How to modify or read a mutable vector passed as an argument in a function?

1
votes
  test :: VM.MVector s Int -> Int
  test x = runST $ do
    a <- return x
    VM.read a 0 -- Type error

I am trying to figure out how to not put everything inside a ST monad into a single function. If I tried to modify x or return a value from it, the compiler would complain about the state part of the mutable vector not matching up.
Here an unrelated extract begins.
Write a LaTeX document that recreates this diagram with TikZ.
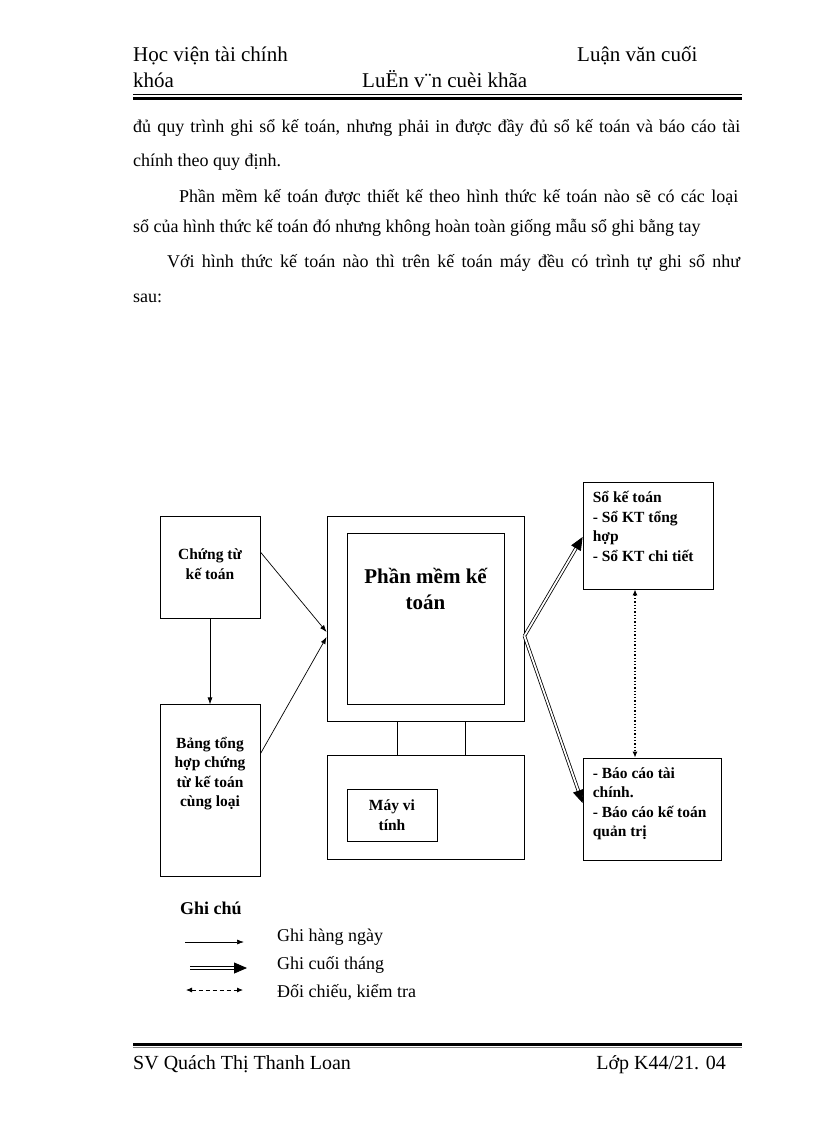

Would operating on passed mutable vectors be possible in Haskell or do I have to freeze them into the immutable counterparts before doing anything on them?

Edit:

Here is the actual error.

Couldn't match type `s1' with `s'
  `s1' is a rigid type variable bound by
       a type expected by the context: ST s1 Int at rjb.hs:17:12
  `s' is a rigid type variable bound by
      the type signature for test :: VM.MVector s Int -> Int
      at rjb.hs:16:11
Expected type: VM.MVector
                 (Control.Monad.Primitive.PrimState (ST s1)) Int
  Actual type: VM.MVector s Int
Relevant bindings include
  a :: VM.MVector s Int (bound at rjb.hs:18:5)
  x :: VM.MVector s Int (bound at rjb.hs:17:8)
  test :: VM.MVector s Int -> Int (bound at rjb.hs:17:3)
In the first argument of `VM.read', namely `a'
In a stmt of a 'do' block: VM.read a 0

Edit: The following passes type checking.

  test :: VM.MVector (Control.Monad.Primitive.PrimState IO) Int -> IO (Int)
  test x = VM.read x 0

I am guessing that I would be able to mutate the x vector as well. So...

1
haskellvectormonadsmutable
can you please add the actual error? - Random Dev
a <- return x is redundant. That just gives you x again. - melpomene
@Carsten Added the error. - Marko Grdinic
It would help if you included your imports. - ErikR
If you want to mutate a monadic vector, you have to return a monadic value. That's the whole point of monads: side effects must appear in the type. A function of type VM.MVector s Int -> Int is necessarily a constant function. - chi

1 Answers

7
votes

You probably need some example. Here's a basic commented one, but I'm sure you'll find others in the net if you google a bit.

import Control.Monad.ST
import qualified Data.Vector.Mutable as VM

-- This returns a reference to a vector, wrapped in the ST s monad.
test :: ST s (VM.MVector s Int)
test = do
  v <- VM.new 10       -- create vector
  VM.write v 3 2000    -- modify it
  VM.write v 4 3000
  x <- VM.read v 3     -- access it
  VM.write v 4 (x+1)   
  return v             -- return it

-- This instead returns a (wrapped) Int
test2 :: ST s Int
test2 = do
  v <- test            -- call test, which performs the allocation
  VM.read v 4          -- return v[4]

-- This returns a plain pure Int value    
test3 :: Int
test3 = runST test2

Note that runST x can only be used when the type of x is the polytype ST s T where T does NOT involve the type variables s. This is how the ST monad achieves referential transparency.

In more simple terms, this means that any "pointer" to allocated memory must never be returned by runST. When runST returns, every allocation of mutable things can be freed. Hence, a typical ST s computation performs runST only at the very end, when it's ready to throw away all the mutable data and keep an immutable portion of it. In the example above, the immutable portion was the 4th element (counting from 0, as usual), which is an immutable Int.

If you are not familiar with ST s, I'd recommend you forget about vectors for the moment, and do some practice with STRef s Int (references to Int) and ST. Any ST tutorial would suffice.